**Supplied material:**
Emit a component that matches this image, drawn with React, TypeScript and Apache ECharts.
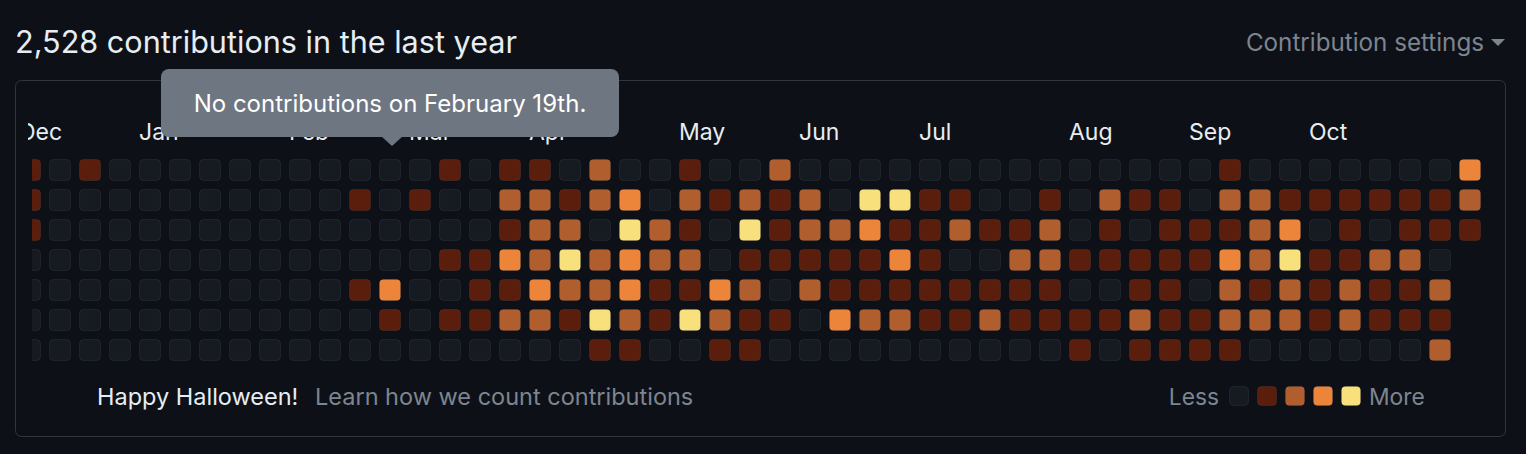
import React, { useEffect, useRef } from "react";
import * as echarts from "echarts";

const FONT = "Inter";
const titleText = "2,528 contributions in the last year";
const settingsText = "Contribution settings";
const tooltipText = "No contributions on February 19th.";
const footerLeft = "Happy Halloween!";
const footerLink = "Learn how we count contributions";
const lessText = "Less";
const moreText = "More";

const monthNames = ["Dec", "Jan", "Feb", "Mar", "Apr", "May", "Jun", "Jul", "Aug", "Sep", "Oct"];
const monthStartWeeks = [0, 4, 9, 13, 17, 22, 26, 30, 35, 39, 43];
const weekCount = 49;
const dayNames = ["Sun", "Mon", "Tue", "Wed", "Thu", "Fri", "Sat"];
const levelColors = ["#161b22", "#5c1e0c", "#b15e2f", "#ec843a", "#f8e07c"];

// contribution level (0-4) per week column, one array per weekday; null = no day
const sunLevels = [1,0,1,0,0,0,0,0,0,0,0,0,0,0,1,0,1,1,0,2,0,0,1,0,0,2,0,0,0,0,0,0,0,0,0,0,0,0,0,0,1,0,0,0,0,0,0,0,3];
const monLevels = [1,0,0,0,0,0,0,0,0,0,0,1,0,1,0,0,2,2,1,2,3,0,2,1,2,1,2,0,4,4,1,1,0,0,1,0,2,1,1,0,2,2,1,1,1,1,1,1,2];
const tueLevels = [1,0,0,0,0,0,0,0,0,0,0,0,0,0,0,0,1,2,2,0,4,2,1,0,4,1,2,2,3,1,1,2,1,1,2,0,1,0,1,1,1,2,3,0,1,0,1,1,1];
const wedLevels = [0,0,0,0,0,0,0,0,0,0,0,0,0,0,1,1,3,2,4,2,3,2,2,0,1,1,1,1,1,3,1,0,0,2,2,1,1,1,1,1,3,2,4,1,1,2,2,0,null];
const thuLevels = [0,0,0,0,0,0,0,0,0,0,0,1,3,0,0,1,1,3,2,2,3,1,1,3,2,0,2,1,1,1,1,1,1,1,1,0,0,1,1,0,2,1,2,1,2,1,1,2,null];
const friLevels = [0,0,0,0,0,0,0,0,0,0,0,0,1,0,1,1,2,2,1,4,2,1,4,2,1,1,0,3,2,2,1,1,2,1,1,1,1,2,1,1,2,2,2,1,2,1,1,1,null];
const satLevels = [0,0,0,0,0,0,0,0,0,0,0,0,0,0,0,0,0,0,0,1,1,0,0,1,1,0,0,0,0,0,0,0,0,0,0,1,0,1,1,1,1,0,0,0,0,0,0,2,null];
const weekdayRows = [sunLevels, monLevels, tueLevels, wedLevels, thuLevels, friLevels, satLevels];

export default function App() {
  const ref = useRef<HTMLDivElement>(null);

  useEffect(() => {
    const chart = echarts.init(ref.current!, null, { renderer: "svg" });
    const data: number[][] = [];
    weekdayRows.forEach((row, r) =>
      row.forEach((lv, c) => {
        if (lv !== null) data.push([c, r, lv as number]);
      })
    );
    const xLabels = Array.from({ length: weekCount }, (_, i) => {
      const k = monthStartWeeks.indexOf(i);
      return k >= 0 ? monthNames[k] : "";
    });

    const textStyle = (extra: any) => ({ fontFamily: FONT, fontSize: 23.5, ...extra });

    const legendRects = levelColors.map((c, i) => ({
      type: "rect",
      shape: { x: 1229.5 + i * 28, y: 386.5, width: 19, height: 19, r: 4 },
      style: { fill: c, stroke: "rgba(255,255,255,0.06)", lineWidth: 1 },
    }));

    chart.setOption({
      animation: false,
      backgroundColor: "#0d1117",
      grid: { left: 19, top: 159, width: 1440, height: 180 },
      xAxis: {
        type: "category",
        data: xLabels,
        position: "top",
        boundaryGap: false,
        axisLine: { show: false },
        axisTick: { show: false },
        splitLine: { show: false },
        axisLabel: {
          interval: 0,
          align: "left",
          color: "#e6edf3",
          fontSize: 23,
          fontFamily: FONT,
          margin: 16,
        },
      },
      yAxis: {
        type: "category",
        data: dayNames,
        inverse: true,
        boundaryGap: false,
        show: false,
      },
      series: [
        {
          type: "custom",
          clip: false,
          data,
          encode: { x: 0, y: 1 },
          renderItem: (params: any, api: any) => {
            const p = api.coord([api.value(0), api.value(1)]);
            const band = api.size([1, 1]);
            const s = band[0] - 8;
            const lv = api.value(2);
            return {
              type: "rect",
              shape: { x: p[0] + 0.5, y: p[1] + 0.5, width: s - 1, height: s - 1, r: 4 },
              style: { fill: levelColors[lv], stroke: "rgba(255,255,255,0.06)", lineWidth: 1 },
            };
          },
        },
      ],
      graphic: [
        {
          type: "rect",
          z: 50,
          shape: { x: 16, y: 108, width: 12, height: 44 },
          style: { fill: "#0d1117" },
        },
        {
          type: "rect",
          z: 50,
          shape: { x: 16, y: 152, width: 16, height: 218 },
          style: { fill: "#0d1117" },
        },
        {
          type: "rect",
          z: 51,
          shape: { x: 15.5, y: 80.5, width: 1490, height: 356, r: 6 },
          style: { fill: "none", stroke: "#30363d", lineWidth: 1 },
        },
        {
          type: "text",
          x: 15,
          y: 41,
          style: textStyle({ text: titleText, fontSize: 30.6, fill: "#e6edf3", verticalAlign: "middle", align: "left" }),
        },
        {
          type: "text",
          x: 1484,
          y: 42,
          style: textStyle({ text: settingsText, fontSize: 24.2, fill: "#7d8590", verticalAlign: "middle", align: "right" }),
        },
        {
          type: "polygon",
          shape: { points: [[1491, 39], [1505, 39], [1498, 46]] },
          style: { fill: "#7d8590" },
        },
        {
          type: "rect",
          z: 100,
          shape: { x: 161, y: 69, width: 458, height: 68, r: 8 },
          style: { fill: "#6e7681" },
        },
        {
          type: "polygon",
          z: 100,
          shape: { points: [[381, 136], [403, 136], [392, 146]] },
          style: { fill: "#6e7681" },
        },
        {
          type: "text",
          z: 101,
          x: 390,
          y: 103,
          style: textStyle({ text: tooltipText, fontSize: 24, fill: "#ffffff", verticalAlign: "middle", align: "center" }),
        },
        {
          type: "text",
          x: 97,
          y: 396,
          style: textStyle({ text: footerLeft, fill: "#e6edf3", verticalAlign: "middle", align: "left" }),
        },
        {
          type: "text",
          x: 315,
          y: 396,
          style: textStyle({ text: footerLink, fill: "#7d8590", verticalAlign: "middle", align: "left" }),
        },
        {
          type: "text",
          x: 1219,
          y: 396,
          style: textStyle({ text: lessText, fontSize: 22.8, fill: "#7d8590", verticalAlign: "middle", align: "right" }),
        },
        ...legendRects,
        {
          type: "text",
          x: 1369,
          y: 396,
          style: textStyle({ text: moreText, fontSize: 22.8, fill: "#7d8590", verticalAlign: "middle", align: "left" }),
        },
      ],
    });
    return () => chart.dispose();
  }, []);

  return <div ref={ref} style={{ position: "absolute", left: 0, top: 0, width: 1526, height: 454 }} />;
}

**Goal:** Using the listing above, list every line in which the string "React" occurs.

**Output of the exercise:**
Emit a component that matches this image, drawn with React, TypeScript and Apache ECharts.
import React, { useEffect, useRef } from "react";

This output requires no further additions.